[an error occurred while processing this directive]

IBM Networking

DLSw+ TCP Performance

Table Of Contents

DLSw+ TCP Performance

Overview

The Test Environment

Results

Version Information


DLSw+ TCP Performance


Overview

Cisco Systems performed a series of tests to determine the percentage of the CPU utilized on various Cisco router platforms as a function of data frames transported between two Data-Link Switching Plus (DLSw+) TCP peers. This data can help customers make a ballpark comparison between the processing capabilities of different router model types and a determination of how many data frames per second (fps) a particular router platform can support.

The routers tested were configured for very little other than DLSw+ (for instance, loopback interfaces were not used because that would have required the use of a routing protocol). Obviously in any real network environment there will be additional overhead for other configured features and protocols that must be factored in.

In addition, the results represent the load on the router in a very static controlled lab environment. Different frame sizes can be packaged by TCP differently, and other factors such as explorer load can also affect router CPU utilization (even for the same frame rate, router performance could be better or worse).

Sizing for determining the appropriate Cisco router platform is almost completely dependent on the amount of traffic and packet rate.

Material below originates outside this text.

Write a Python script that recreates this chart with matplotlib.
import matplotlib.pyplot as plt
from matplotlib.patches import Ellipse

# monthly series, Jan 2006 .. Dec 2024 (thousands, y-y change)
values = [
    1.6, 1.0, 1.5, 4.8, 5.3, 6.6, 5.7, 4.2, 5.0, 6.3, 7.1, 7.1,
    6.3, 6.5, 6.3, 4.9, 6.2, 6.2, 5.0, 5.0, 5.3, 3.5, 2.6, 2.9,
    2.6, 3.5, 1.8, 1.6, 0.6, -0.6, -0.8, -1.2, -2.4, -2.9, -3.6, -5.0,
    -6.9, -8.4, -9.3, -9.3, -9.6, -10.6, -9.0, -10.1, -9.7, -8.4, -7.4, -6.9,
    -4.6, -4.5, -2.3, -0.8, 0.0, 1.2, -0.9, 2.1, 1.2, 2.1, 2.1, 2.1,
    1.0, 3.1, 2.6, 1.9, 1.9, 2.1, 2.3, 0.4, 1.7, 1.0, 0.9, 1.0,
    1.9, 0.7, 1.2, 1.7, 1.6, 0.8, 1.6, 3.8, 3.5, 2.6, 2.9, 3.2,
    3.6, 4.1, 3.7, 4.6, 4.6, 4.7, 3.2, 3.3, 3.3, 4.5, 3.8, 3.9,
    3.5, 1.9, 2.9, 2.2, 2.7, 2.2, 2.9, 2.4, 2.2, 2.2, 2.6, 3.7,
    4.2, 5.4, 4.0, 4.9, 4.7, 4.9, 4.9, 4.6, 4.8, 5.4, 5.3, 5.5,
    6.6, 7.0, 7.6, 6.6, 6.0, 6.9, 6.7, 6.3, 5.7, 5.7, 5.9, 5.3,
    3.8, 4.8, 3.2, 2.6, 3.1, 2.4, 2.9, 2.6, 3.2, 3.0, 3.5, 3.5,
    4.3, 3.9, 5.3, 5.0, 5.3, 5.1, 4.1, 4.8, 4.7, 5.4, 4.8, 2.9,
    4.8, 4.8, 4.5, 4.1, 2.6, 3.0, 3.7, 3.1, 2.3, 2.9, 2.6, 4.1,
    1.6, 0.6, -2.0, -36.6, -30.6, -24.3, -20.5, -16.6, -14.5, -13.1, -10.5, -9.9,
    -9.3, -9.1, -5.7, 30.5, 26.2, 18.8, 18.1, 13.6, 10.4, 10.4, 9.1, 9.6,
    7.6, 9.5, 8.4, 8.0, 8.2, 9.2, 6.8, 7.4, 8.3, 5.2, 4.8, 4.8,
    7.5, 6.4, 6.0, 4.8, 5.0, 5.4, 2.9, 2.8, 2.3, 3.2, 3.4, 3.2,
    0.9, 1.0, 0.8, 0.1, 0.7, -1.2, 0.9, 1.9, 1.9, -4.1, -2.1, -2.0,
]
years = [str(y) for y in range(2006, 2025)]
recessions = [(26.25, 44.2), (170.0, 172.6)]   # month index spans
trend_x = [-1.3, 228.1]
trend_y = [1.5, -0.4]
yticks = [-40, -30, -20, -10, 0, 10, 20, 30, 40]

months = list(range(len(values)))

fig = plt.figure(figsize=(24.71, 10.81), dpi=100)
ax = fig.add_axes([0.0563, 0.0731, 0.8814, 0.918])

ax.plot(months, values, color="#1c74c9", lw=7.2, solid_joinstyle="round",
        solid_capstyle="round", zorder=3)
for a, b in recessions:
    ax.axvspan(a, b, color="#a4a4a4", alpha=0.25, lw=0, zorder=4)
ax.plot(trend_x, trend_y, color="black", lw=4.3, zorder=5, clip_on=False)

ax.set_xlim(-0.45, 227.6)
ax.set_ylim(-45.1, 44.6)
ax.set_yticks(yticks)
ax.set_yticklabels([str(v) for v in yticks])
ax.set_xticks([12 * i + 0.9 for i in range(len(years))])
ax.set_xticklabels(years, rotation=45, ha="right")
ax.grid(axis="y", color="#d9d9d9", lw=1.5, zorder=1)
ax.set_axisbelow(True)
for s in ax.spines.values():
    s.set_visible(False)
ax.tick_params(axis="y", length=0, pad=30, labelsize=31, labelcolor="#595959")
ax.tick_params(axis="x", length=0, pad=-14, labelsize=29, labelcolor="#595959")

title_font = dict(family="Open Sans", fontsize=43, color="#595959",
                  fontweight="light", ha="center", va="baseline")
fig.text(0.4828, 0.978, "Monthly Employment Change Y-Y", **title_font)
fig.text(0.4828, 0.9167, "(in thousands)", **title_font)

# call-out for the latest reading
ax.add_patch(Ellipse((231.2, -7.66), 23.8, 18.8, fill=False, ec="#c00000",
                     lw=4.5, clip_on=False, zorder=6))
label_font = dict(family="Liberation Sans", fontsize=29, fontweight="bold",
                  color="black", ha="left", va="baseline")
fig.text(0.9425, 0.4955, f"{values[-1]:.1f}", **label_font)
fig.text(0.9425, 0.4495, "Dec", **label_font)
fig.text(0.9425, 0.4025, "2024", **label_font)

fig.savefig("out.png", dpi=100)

From a historical perspective with Cisco DLSw+, this is predicated on how many packets per second of Logical Link Control, type 2 (LLC2) traffic a router has to forward. Increasing the number of SNA physical units (PUs) or DLSw+ peers and having no LLC2 traffic has very little impact on router CPU utilization, However, when sending frames across DLSw+ peers, router CPU utilization rises proportionally to the number of frames per second being sent inbound and outbound.

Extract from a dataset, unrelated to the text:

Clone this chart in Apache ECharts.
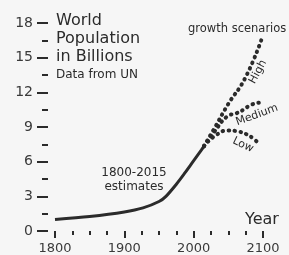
<!DOCTYPE html>
<html>
<head>
<meta charset="UTF-8">
<style>
  html, body { margin: 0; background: #f6f6f6; }
  #chart { width: 289px; height: 255px; }
</style>
</head>
<body>
<div id="chart"></div>
<script src="https://cdn.jsdelivr.net/npm/echarts@6/dist/echarts.min.js"></script>
<script>
// estimates 1800-2015 (billions)
var estYears = [1800, 1850, 1900, 1927, 1950, 1960, 1975, 1987, 1999, 2011, 2015];
var estPop = [1.0, 1.26, 1.65, 2.0, 2.55, 3.0, 4.05, 5.0, 6.0, 7.0, 7.35];

// growth scenarios
var highYears = [2015, 2031, 2050, 2074, 2098];
var highPop = [7.35, 9.0, 11.0, 13.2, 16.6];
var medYears = [2015, 2030, 2048, 2062, 2072, 2082, 2094];
var medPop = [7.35, 8.6, 9.9, 10.2, 10.5, 10.9, 11.1];
var lowYears = [2015, 2030, 2050, 2065, 2077, 2086, 2096];
var lowPop = [7.35, 8.2, 8.7, 8.6, 8.35, 8.0, 7.45];

function pairs(xs, ys) {
    return xs.map(function (x, i) { return [x, ys[i]]; });
}

var chart = echarts.init(document.getElementById('chart'));
var font = 'DejaVu Sans';
var ink = '#2b2b2b';

var dotted = {
    color: ink,
    width: 4,
    type: [0.5, 5.5],
    cap: 'round'
};

chart.setOption({
    backgroundColor: '#f6f6f6',
    animation: false,
    grid: { left: 55, right: 26, top: 23, bottom: 24 },
    xAxis: {
        type: 'value',
        min: 1800, max: 2100, interval: 100,
        axisLine: { show: false },
        axisTick: { show: true, length: 7, lineStyle: { color: ink, width: 2 } },
        minorTick: { show: true, splitNumber: 4, length: 4, lineStyle: { color: ink, width: 2 } },
        splitLine: { show: false },
        axisLabel: {
            fontFamily: font, fontSize: 13, color: '#3a3a3a', margin: 11,
            formatter: function (v) { return String(v); }
        }
    },
    yAxis: {
        type: 'value',
        min: 0, max: 18, interval: 3,
        offset: 7,
        axisLine: { show: false },
        axisTick: { show: true, length: 11, lineStyle: { color: ink, width: 2 } },
        minorTick: { show: true, splitNumber: 2, length: 6, lineStyle: { color: ink, width: 2 } },
        splitLine: { show: false },
        axisLabel: { fontFamily: font, fontSize: 14, color: '#3a3a3a', margin: 15 }
    },
    series: [
        {
            type: 'line', showSymbol: false, smooth: 0.3,
            data: pairs(estYears, estPop),
            lineStyle: { color: ink, width: 3 }
        },
        {
            type: 'line', showSymbol: false, smooth: true,
            data: pairs(highYears, highPop), lineStyle: dotted
        },
        {
            type: 'line', showSymbol: false, smooth: true,
            data: pairs(medYears, medPop), lineStyle: dotted
        },
        {
            type: 'line', showSymbol: false, smooth: true,
            data: pairs(lowYears, lowPop), lineStyle: dotted
        }
    ],
    graphic: [
        { type: 'text', left: 56, top: 13, style: { text: 'World', font: '16px ' + font, fill: ink } },
        { type: 'text', left: 56, top: 31, style: { text: 'Population', font: '16px ' + font, fill: ink } },
        { type: 'text', left: 56, top: 49, style: { text: 'in Billions', font: '16px ' + font, fill: ink } },
        { type: 'text', left: 56, top: 69, style: { text: 'Data from UN', font: '12px ' + font, fill: ink } },
        { type: 'text', left: 188, top: 23, style: { text: 'growth scenarios', font: '11.5px ' + font, fill: ink } },
        { type: 'text', x: 258, y: 72, rotation: 1.08,
          style: { text: 'High', font: '11px ' + font, fill: ink, align: 'center', verticalAlign: 'middle' } },
        { type: 'text', x: 257, y: 115, rotation: 0.35,
          style: { text: 'Medium', font: '11px ' + font, fill: ink, align: 'center', verticalAlign: 'middle' } },
        { type: 'text', x: 243, y: 145, rotation: -0.45,
          style: { text: 'Low', font: '11px ' + font, fill: ink, align: 'center', verticalAlign: 'middle' } },
        { type: 'text', x: 134, y: 173,
          style: { text: '1800-2015', font: '12px ' + font, fill: ink, align: 'center', verticalAlign: 'middle' } },
        { type: 'text', x: 134, y: 187,
          style: { text: 'estimates', font: '12px ' + font, fill: ink, align: 'center', verticalAlign: 'middle' } },
        { type: 'text', x: 262, y: 220,
          style: { text: 'Year', font: '16px ' + font, fill: ink, align: 'center', verticalAlign: 'middle' } }
    ]
});
</script>
</body>
</html>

The most important information required to make an accurate router sizing determination is the peak rate of transactions per second (tps) and the transaction profile (number of bytes inbound and outbound). If the transaction rate is combined with the SNA response unit (RU) size information, then the rate of frames per second and the number of frames per transaction can be calculated. For example, if through analysis of the transaction profile it is determined that the transaction size is 2000 bytes outbound and 1000 bytes inbound with an RU size of 1024 bytes, then basically you have two frames out and one frame in for a total of three frames.

Lastly, although CPU utilization on most of the router platforms tested was driven to 70 percent router CPU utilization (and higher), note that it is recommended to design DLSw+ routers to utilize no more 50 percent of the CPU. This is especially true if there are multiple active peers configured on the DLSw+ routers for availability and redundancy. If redundancy is important, determine an acceptable fault-domain, double it, and peer that number of sites to a pair of redundant peers (half on each) that back each other up. Use peer load balancing between the redundant peers if load balancing between DLSw+ peers is also desired. For example, if 250 is determined to be the acceptable fault-domain, then put 250 peers on each redundant Cisco DLSw+ router so that effectively they back each other up. If one fails, you then have 500 sites on the remaining DLSw+ peer router.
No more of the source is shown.